At this point I'm a good enough jeweler that I could quit school and make it on my own. I've gone up the technical ladder, I've got respectable chops. I know how to do my pricing and marketing. I have a client base. I've set up a basic studio. I even have a recognizable style to my work. I'm proud of what I've accomplished, but I know I'm far from "done" (not that one is ever finished growing and learning - I'm referring to what I feel I'm meant to get out of school).

I'm at this place right now that could be very comfortable but instead is uncomfortable and honestly quite stressful. Instead of forward momentum, it seems I'm moving backwards. It often feels like I've regressed back to my Jewelry 1 days. I struggle to come up with compelling designs. Simple soldering or stone setting fails. I feel as if I have the jeweler's equivalent of writer's block.

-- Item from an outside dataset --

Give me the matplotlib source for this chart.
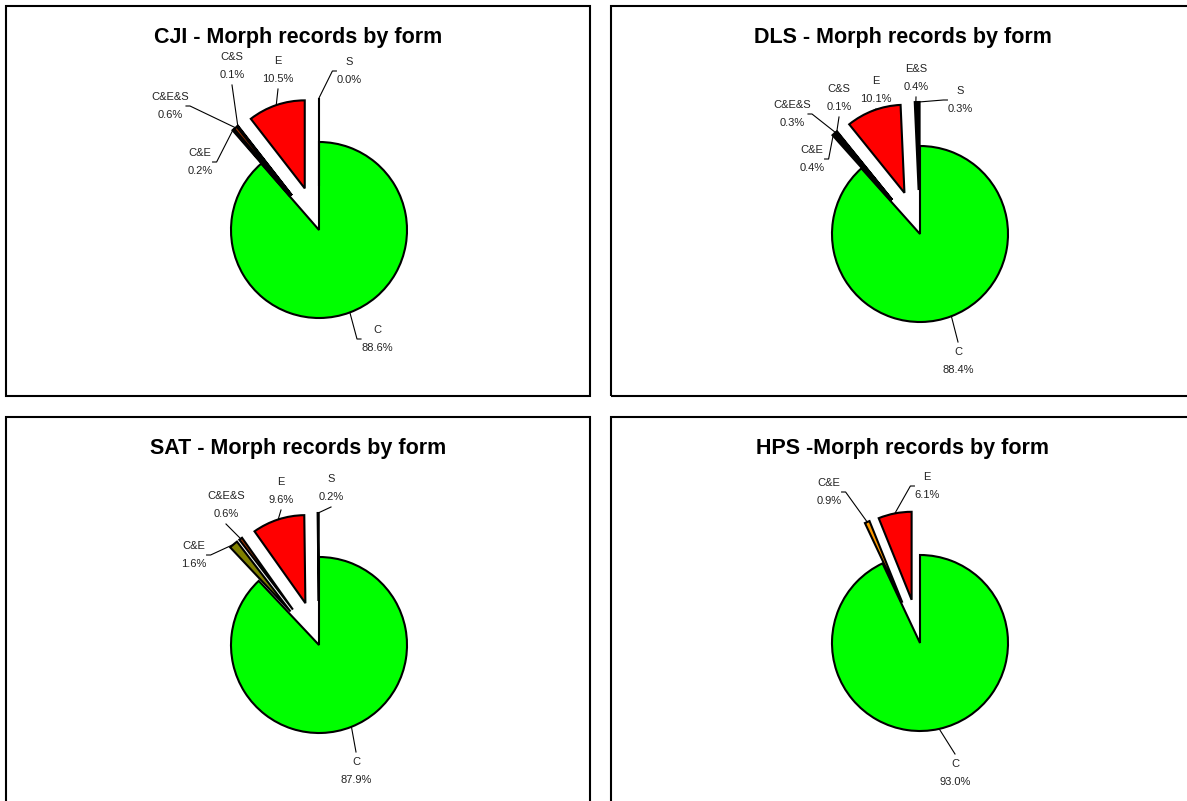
import numpy as np
import matplotlib
matplotlib.use("Agg")
import matplotlib.pyplot as plt
from matplotlib.patches import Rectangle

plt.rcParams["font.family"] = ["Liberation Sans", "DejaVu Sans"]

W, H = 1187, 801

# --- data -------------------------------------------------------------
cji_labels = ["C", "C&E", "C&E&S", "C&S", "E", "S"]
cji_values = [88.6, 0.2, 0.6, 0.1, 10.5, 0.0]

dls_labels = ["C", "C&E", "C&E&S", "C&S", "E", "E&S", "S"]
dls_values = [88.4, 0.4, 0.3, 0.1, 10.1, 0.4, 0.3]

sat_labels = ["C", "C&E", "C&E&S", "E", "S"]
sat_values = [87.9, 1.6, 0.6, 9.6, 0.2]

hps_labels = ["C", "C&E", "E"]
hps_values = [93.0, 0.9, 6.1]

form_colors = {
    "C": "#00FF00",
    "C&E": "#808000",
    "C&E&S": "#993300",
    "C&S": "#993366",
    "E": "#FF0000",
    "E&S": "#000080",
    "S": "#000000",
}

# --- layout (pixels) --------------------------------------------------
R = 88.0  # pie radius in px
panels = [
    dict(title="CJI - Morph records by form", labels=cji_labels, values=cji_values,
         box=(6, 6, 590, 396), center=(319, 230),
         text_pos=[(377, 339), (200, 162), (170, 106), (232, 66), (278, 70), (349, 71)]),
    dict(title="DLS - Morph records by form", labels=dls_labels, values=dls_values,
         box=(611, 6, 1195, 396), center=(920, 234),
         text_pos=[(958, 361), (812, 159), (792, 114), (839, 98), (876, 90), (916, 78), (960, 100)]),
    dict(title="SAT - Morph records by form", labels=sat_labels, values=sat_values,
         box=(6, 417, 590, 807), center=(319, 645),
         text_pos=[(356, 771), (194, 555), (226, 505), (281, 491), (331, 488)]),
    dict(title="HPS -Morph records by form", labels=hps_labels, values=hps_values,
         box=(611, 417, 1195, 807), center=(920, 643),
         colors={"C&E": "#FF9900"},
         text_pos=[(955, 773), (829, 492), (927, 486)]),
]

fig = plt.figure(figsize=(W / 100, H / 100), dpi=100)

for p in panels:
    x0, y0, x1, y1 = p["box"]
    cx, cy = p["center"]
    ax = fig.add_axes([x0 / W, 1 - y1 / H, (x1 - x0) / W, (y1 - y0) / H])

    colors = [p.get("colors", {}).get(l, form_colors[l]) for l in p["labels"]]
    explode = [0.0] + [0.5] * (len(p["values"]) - 1)
    ax.pie(p["values"], colors=colors, startangle=90, counterclock=False,
           explode=explode, radius=1,
           wedgeprops=dict(edgecolor="black", linewidth=1.5))
    ax.set_aspect("auto")
    ax.set_xlim((x0 - cx) / R, (x1 - cx) / R)
    ax.set_ylim((cy - y1) / R, (cy - y0) / R)
    ax.axis("off")

    # frame around each chart
    ax.add_patch(Rectangle((0, 0), 1, 1, transform=ax.transAxes, fill=False,
                           edgecolor="black", linewidth=1.5, clip_on=False))

    ax.text(((x0 + x1) / 2 - cx) / R, (cy - (y0 + 37)) / R, p["title"],
            ha="center", va="baseline", fontsize=15.5, fontweight="bold")

    # labels with leader lines
    total = sum(p["values"])
    start = 0.0
    for lab, val, ex, (tx, ty) in zip(p["labels"], p["values"], explode, p["text_pos"]):
        mid = 90 - 360 * (start + val / 2) / total
        start += val
        a = np.deg2rad(mid)
        px, py = (1 + ex) * np.cos(a), (1 + ex) * np.sin(a)
        lx, ly = (tx - cx) / R, (cy - ty) / R
        txt = f"{lab}\n{val:.1f}%"
        ax.text(lx, ly, txt, ha="center", va="center", fontsize=8,
                linespacing=2.05, color="#222222")
        hw = (max(len(lab), len(f"{val:.1f}%")) * 3.4 + 3) / R
        hh = 19 / R
        if px > lx + hw:
            # label on the left: leader meets its right side
            pts = [(px, py), (lx + hw, ly), (lx + hw - 4 / R, ly)]
        elif px < lx - hw:
            pts = [(px, py), (lx - hw, ly), (lx - hw + 4 / R, ly)]
        elif py < ly:
            pts = [(px, py), (lx, ly - hh)]
        else:
            pts = [(px, py), (lx, ly + hh)]
        xs, ys = zip(*pts)
        ax.plot(xs, ys, color="black", linewidth=0.8)

fig.savefig("out.png", dpi=100)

I know I can do it...but I just can't make it happen.

Even worse, I find myself comparing my work and my talents to my fellow students, something I know is unproductive and try veryveryvery hard to avoid. On days where I am having a big pity party, I feel like they are all the shining stars and I am a dull, remedial flicker in the corner. I hate this so much because I am aware that I'm allowing myself to be driven by my ego. I recognize that I make work thinking of the praise I might receive from my teachers and classmates, and become stuck when imagining their criticism or disappointment.

This makes me feel so disheartened. Ideally I'd be beyond ego, beyond worrying about what others think of my work, but that's clearly not the case. I want the praise, I want to be the best, I want the recognition that I am on the right track. And as long as I allow that - or the fear of the opposite feedback - to guide my work I will continue to feel like I'm hitting my head against this massive wall.

In moments of marginal clarity and wisdom, I'm aware that my challenge this semester is to get over myself, to break out of the safe, comfortable zone that I am tempted to work within in order to get praise. I intuit that there is this world of greatness, of massive growth and potential just waiting on the other side if I can only get over the ego and insecurity. I'm aware of this, but not able to totally act on it. Or rather, I'm only able to act on it in small doses, a bit every day, and often many steps back for each tiny advance in the "right" direction.